▶ _TASK DESCRIPTION_:
Repeat every line of the listing below exactly, minus the pictures.

━━━━━━━━━━━━━━━━

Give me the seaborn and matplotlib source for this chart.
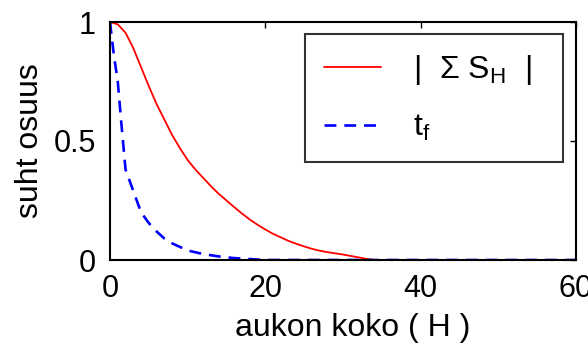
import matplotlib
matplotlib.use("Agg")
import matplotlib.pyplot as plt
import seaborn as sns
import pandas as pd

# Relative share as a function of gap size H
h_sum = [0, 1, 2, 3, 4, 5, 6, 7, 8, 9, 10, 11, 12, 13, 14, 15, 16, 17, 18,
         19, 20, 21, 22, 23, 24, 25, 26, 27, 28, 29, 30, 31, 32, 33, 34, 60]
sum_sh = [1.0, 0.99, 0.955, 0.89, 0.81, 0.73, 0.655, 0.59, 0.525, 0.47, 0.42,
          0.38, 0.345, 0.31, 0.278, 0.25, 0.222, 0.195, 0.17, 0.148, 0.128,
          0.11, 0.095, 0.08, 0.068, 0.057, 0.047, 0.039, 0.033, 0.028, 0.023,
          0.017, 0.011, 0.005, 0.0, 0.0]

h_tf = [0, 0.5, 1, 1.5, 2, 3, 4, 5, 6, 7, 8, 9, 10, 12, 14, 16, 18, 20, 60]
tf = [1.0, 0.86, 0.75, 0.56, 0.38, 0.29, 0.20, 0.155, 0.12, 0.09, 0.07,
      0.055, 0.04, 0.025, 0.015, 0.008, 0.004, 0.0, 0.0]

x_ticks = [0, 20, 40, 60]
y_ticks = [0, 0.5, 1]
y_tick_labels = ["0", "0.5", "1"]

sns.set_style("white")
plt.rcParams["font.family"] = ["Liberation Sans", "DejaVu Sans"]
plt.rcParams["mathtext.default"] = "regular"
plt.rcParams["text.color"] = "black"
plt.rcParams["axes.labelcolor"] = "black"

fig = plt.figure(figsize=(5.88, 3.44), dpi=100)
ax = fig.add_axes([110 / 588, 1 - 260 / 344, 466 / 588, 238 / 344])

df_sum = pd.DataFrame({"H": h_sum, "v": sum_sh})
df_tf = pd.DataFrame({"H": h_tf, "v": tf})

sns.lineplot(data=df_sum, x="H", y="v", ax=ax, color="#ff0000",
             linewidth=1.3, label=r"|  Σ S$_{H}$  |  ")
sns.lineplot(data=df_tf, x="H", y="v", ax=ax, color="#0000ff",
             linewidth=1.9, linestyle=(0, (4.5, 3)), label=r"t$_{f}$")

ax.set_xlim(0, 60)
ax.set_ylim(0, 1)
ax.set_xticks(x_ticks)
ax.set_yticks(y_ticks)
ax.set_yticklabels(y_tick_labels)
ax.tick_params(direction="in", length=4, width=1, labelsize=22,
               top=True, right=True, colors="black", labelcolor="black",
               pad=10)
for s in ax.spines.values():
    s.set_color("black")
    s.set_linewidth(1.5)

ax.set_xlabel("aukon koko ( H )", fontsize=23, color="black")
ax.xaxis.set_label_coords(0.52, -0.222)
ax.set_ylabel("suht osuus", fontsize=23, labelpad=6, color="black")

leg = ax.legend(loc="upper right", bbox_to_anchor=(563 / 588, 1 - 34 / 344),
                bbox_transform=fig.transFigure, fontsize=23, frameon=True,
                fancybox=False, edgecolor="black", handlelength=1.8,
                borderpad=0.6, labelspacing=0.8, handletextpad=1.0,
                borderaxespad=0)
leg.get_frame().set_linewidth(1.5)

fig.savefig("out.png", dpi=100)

━━━━━━━━━━━━━━━━

▶ _WRITTEN RESPONSE_:
Give me the seaborn and matplotlib source for this chart.
import matplotlib
matplotlib.use("Agg")
import matplotlib.pyplot as plt
import seaborn as sns
import pandas as pd

# Relative share as a function of gap size H
h_sum = [0, 1, 2, 3, 4, 5, 6, 7, 8, 9, 10, 11, 12, 13, 14, 15, 16, 17, 18,
         19, 20, 21, 22, 23, 24, 25, 26, 27, 28, 29, 30, 31, 32, 33, 34, 60]
sum_sh = [1.0, 0.99, 0.955, 0.89, 0.81, 0.73, 0.655, 0.59, 0.525, 0.47, 0.42,
          0.38, 0.345, 0.31, 0.278, 0.25, 0.222, 0.195, 0.17, 0.148, 0.128,
          0.11, 0.095, 0.08, 0.068, 0.057, 0.047, 0.039, 0.033, 0.028, 0.023,
          0.017, 0.011, 0.005, 0.0, 0.0]

h_tf = [0, 0.5, 1, 1.5, 2, 3, 4, 5, 6, 7, 8, 9, 10, 12, 14, 16, 18, 20, 60]
tf = [1.0, 0.86, 0.75, 0.56, 0.38, 0.29, 0.20, 0.155, 0.12, 0.09, 0.07,
      0.055, 0.04, 0.025, 0.015, 0.008, 0.004, 0.0, 0.0]

x_ticks = [0, 20, 40, 60]
y_ticks = [0, 0.5, 1]
y_tick_labels = ["0", "0.5", "1"]

sns.set_style("white")
plt.rcParams["font.family"] = ["Liberation Sans", "DejaVu Sans"]
plt.rcParams["mathtext.default"] = "regular"
plt.rcParams["text.color"] = "black"
plt.rcParams["axes.labelcolor"] = "black"

fig = plt.figure(figsize=(5.88, 3.44), dpi=100)
ax = fig.add_axes([110 / 588, 1 - 260 / 344, 466 / 588, 238 / 344])

df_sum = pd.DataFrame({"H": h_sum, "v": sum_sh})
df_tf = pd.DataFrame({"H": h_tf, "v": tf})

sns.lineplot(data=df_sum, x="H", y="v", ax=ax, color="#ff0000",
             linewidth=1.3, label=r"|  Σ S$_{H}$  |  ")
sns.lineplot(data=df_tf, x="H", y="v", ax=ax, color="#0000ff",
             linewidth=1.9, linestyle=(0, (4.5, 3)), label=r"t$_{f}$")

ax.set_xlim(0, 60)
ax.set_ylim(0, 1)
ax.set_xticks(x_ticks)
ax.set_yticks(y_ticks)
ax.set_yticklabels(y_tick_labels)
ax.tick_params(direction="in", length=4, width=1, labelsize=22,
               top=True, right=True, colors="black", labelcolor="black",
               pad=10)
for s in ax.spines.values():
    s.set_color("black")
    s.set_linewidth(1.5)

ax.set_xlabel("aukon koko ( H )", fontsize=23, color="black")
ax.xaxis.set_label_coords(0.52, -0.222)
ax.set_ylabel("suht osuus", fontsize=23, labelpad=6, color="black")

leg = ax.legend(loc="upper right", bbox_to_anchor=(563 / 588, 1 - 34 / 344),
                bbox_transform=fig.transFigure, fontsize=23, frameon=True,
                fancybox=False, edgecolor="black", handlelength=1.8,
                borderpad=0.6, labelspacing=0.8, handletextpad=1.0,
                borderaxespad=0)
leg.get_frame().set_linewidth(1.5)

fig.savefig("out.png", dpi=100)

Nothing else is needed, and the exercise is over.